A great character is defined not by their context but by their inner journey.
Dynamic in groups of characters
Imagine Luke Skywalker without Darth Vader or Frodo Baggins without Sauron. It is a bit difficult to break these famous heroes and villains apart. A great story needs contrast which is brought forward through relationships between protagonists and antagonists. A villain with a good reason behind their action makes an interesting character to follow and even empathises with. It is worth mentioning that an antagonist can also be an abstract concept, such as the personal struggles of the main character.
Secondary characters, despite the term “secondary” are immensely helpful in supporting the story. They support our protagonists, helping them achieve their goals.

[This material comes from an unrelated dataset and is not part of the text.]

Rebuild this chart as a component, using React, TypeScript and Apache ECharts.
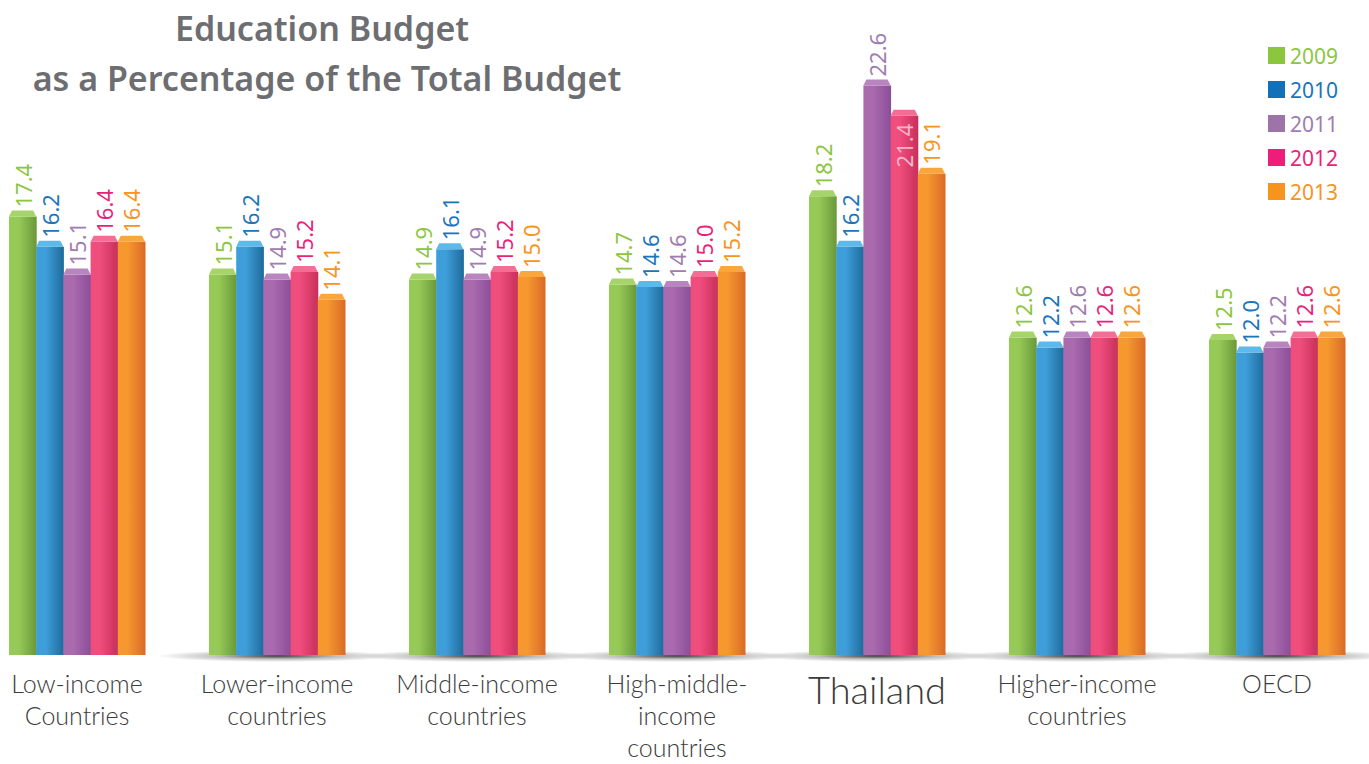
import React, { useEffect, useRef } from "react";
import * as echarts from "echarts";

const categories = [
  "Low-income\nCountries",
  "Lower-income\ncountries",
  "Middle-income\ncountries",
  "High-middle-\nincome\ncountries",
  "Thailand",
  "Higher-income\ncountries",
  "OECD",
];
const years = ["2009", "2010", "2011", "2012", "2013"];
const v2009 = [17.4, 15.1, 14.9, 14.7, 18.2, 12.6, 12.5];
const v2010 = [16.2, 16.2, 16.1, 14.6, 16.2, 12.2, 12.0];
const v2011 = [15.1, 14.9, 14.9, 14.6, 22.6, 12.6, 12.2];
const v2012 = [16.4, 15.2, 15.2, 15.0, 21.4, 12.6, 12.6];
const v2013 = [16.4, 14.1, 15.0, 15.2, 19.1, 12.6, 12.6];
const seriesValues = [v2009, v2010, v2011, v2012, v2013];
// [category index, series index] of labels drawn inside the bar
const insideLabels = [[4, 3]];

const legendColors = ["#8cc63f", "#1170b8", "#9e74a8", "#ee1d7a", "#f7941d"];
const textColors = ["#8cc63f", "#1b75bc", "#a07cb0", "#ec1f7a", "#f7941d"];
const lightColors = ["#96ca57", "#3d9ed9", "#aa6aae", "#ef4d7d", "#f7982f"];
const darkColors = ["#6a983a", "#1f6a9b", "#8a4e98", "#c72f5a", "#d96a26"];
const capColors = ["#a6d46b", "#5cb9ea", "#b885c0", "#f26e94", "#f9a63d"];

const FONT = "'Noto Sans', 'DejaVu Sans', sans-serif";
const LIGHT_FONT = "Lato, 'Noto Sans', sans-serif";

export default function App() {
  const ref = useRef<HTMLDivElement>(null);

  useEffect(() => {
    if (!ref.current) return;
    const chart = echarts.init(ref.current, undefined, { renderer: "svg" });

    const barSeries = years.map((year, sIdx) => ({
      type: "custom",
      name: year,
      z: 3,
      clip: false,
      itemStyle: { color: legendColors[sIdx] },
      encode: { x: 0, y: 1 },
      data: seriesValues[sIdx].map((v, i) => [i, v]),
      renderItem: (params: any, api: any) => {
        const cat = api.value(0);
        const val = api.value(1);
        const base = api.coord([cat, 0]);
        const top = api.coord([cat, val]);
        const band = api.size([1, 0])[0];
        const groupW = band * 0.68;
        const bw = groupW / 5;
        const x0 = base[0] - groupW / 2 + sIdx * bw;
        const capH = 6;
        const inset = 3;
        const inside = insideLabels.some((p) => p[0] === cat && p[1] === sIdx);
        const label = (val as number).toFixed(1);
        return {
          type: "group",
          children: [
            {
              type: "rect",
              shape: { x: x0, y: top[1], width: bw + 0.5, height: base[1] - top[1] },
              style: {
                fill: {
                  type: "linear",
                  x: 0,
                  y: 0,
                  x2: 1,
                  y2: 0,
                  colorStops: [
                    { offset: 0, color: lightColors[sIdx] },
                    { offset: 0.35, color: lightColors[sIdx] },
                    { offset: 1, color: darkColors[sIdx] },
                  ],
                },
              },
            },
            {
              type: "polygon",
              shape: {
                points: [
                  [x0, top[1]],
                  [x0 + bw, top[1]],
                  [x0 + bw - inset, top[1] - capH],
                  [x0 + inset, top[1] - capH],
                ],
              },
              style: { fill: capColors[sIdx] },
            },
            {
              type: "text",
              x: x0 + bw / 2,
              y: inside ? top[1] + 8 : top[1] - capH - 3,
              rotation: Math.PI / 2,
              style: {
                text: label,
                fill: inside ? "#f8b3c8" : textColors[sIdx],
                font: `22px ${FONT}`,
                align: inside ? "right" : "left",
                verticalAlign: "middle",
              },
            },
          ],
        };
      },
    }));

    const shadowSeries = {
      type: "custom",
      name: "shadow",
      z: 1,
      silent: true,
      clip: false,
      encode: { x: 0, y: 1 },
      data: categories.map((_, i) => [i, 0]),
      renderItem: (params: any, api: any) => {
        const cat = api.value(0);
        if (cat === 0) return { type: "group", children: [] };
        const base = api.coord([cat, 0]);
        return {
          type: "ellipse",
          shape: { cx: base[0], cy: base[1] + 1, rx: 120, ry: 6 },
          style: {
            fill: {
              type: "radial",
              x: 0.5,
              y: 0.5,
              r: 0.5,
              colorStops: [
                { offset: 0, color: "rgba(0,0,0,0.75)" },
                { offset: 0.5, color: "rgba(0,0,0,0.25)" },
                { offset: 1, color: "rgba(0,0,0,0)" },
              ],
            },
          },
        };
      },
    };

    chart.setOption({
      animation: false,
      backgroundColor: "#ffffff",
      grid: { left: -23, right: -8, top: 25, bottom: 109, outerBoundsMode: "none", containLabel: false },
      xAxis: {
        type: "category",
        data: categories,
        axisLine: { show: false },
        axisTick: { show: false },
        axisLabel: {
          interval: 0,
          margin: 12,
          color: "#3c3c3c",
          fontFamily: LIGHT_FONT,
          fontWeight: 300,
          fontSize: 25,
          lineHeight: 32,
          formatter: (v: string) => (v === "Thailand" ? `{big|${v}}` : v),
          rich: {
            big: {
              fontSize: 38,
              lineHeight: 44,
              fontFamily: LIGHT_FONT,
              fontWeight: 300,
              color: "#3c3c3c",
            },
          },
        },
      },
      yAxis: {
        type: "value",
        min: 0,
        max: 25,
        show: false,
        splitLine: { show: false },
      },
      legend: {
        orient: "vertical",
        left: 1263,
        top: 40,
        itemWidth: 17,
        itemHeight: 17,
        itemGap: 13,
        icon: "rect",
        textStyle: { fontSize: 21, fontFamily: FONT },
        data: years.map((y, i) => ({ name: y, textStyle: { color: textColors[i] } })),
      },
      graphic: [
        {
          type: "text",
          x: 322,
          y: 28,
          style: {
            text: "Education Budget",
            fill: "#6d6e71",
            font: `600 34px ${FONT}`,
            align: "center",
            verticalAlign: "middle",
          },
        },
        {
          type: "text",
          x: 327,
          y: 78,
          style: {
            text: "as a Percentage of the Total Budget",
            fill: "#6d6e71",
            font: `600 34px ${FONT}`,
            align: "center",
            verticalAlign: "middle",
          },
        },
      ],
      series: [shadowSeries, ...barSeries],
    });

    return () => chart.dispose();
  }, []);

  return (
    <div
      ref={ref}
      style={{ position: "absolute", left: 0, top: 0, width: 1369, height: 764 }}
    />
  );
}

They can be a great comedic relief or even oppositional.
If possible, having a character set helps tell the story from more points of view and create guest experiences. Referring to our Dr Træls example, bringing a villain into a park for children, where before we could meet cute animals, proves successful for adding dynamics to the story. Even smaller children understand that.
Character development can sometimes be costly and come with risks. Therefore good planning and well-structured, strategic development can help not only meet but exceed expectations.
Characters can add a lot of fun to a guest experience, becoming our adventure companion and making us see their world closer. They can help us immerse ourselves in the story and follow the journey with more excitement and anticipation.
How will your next character help you tell your story?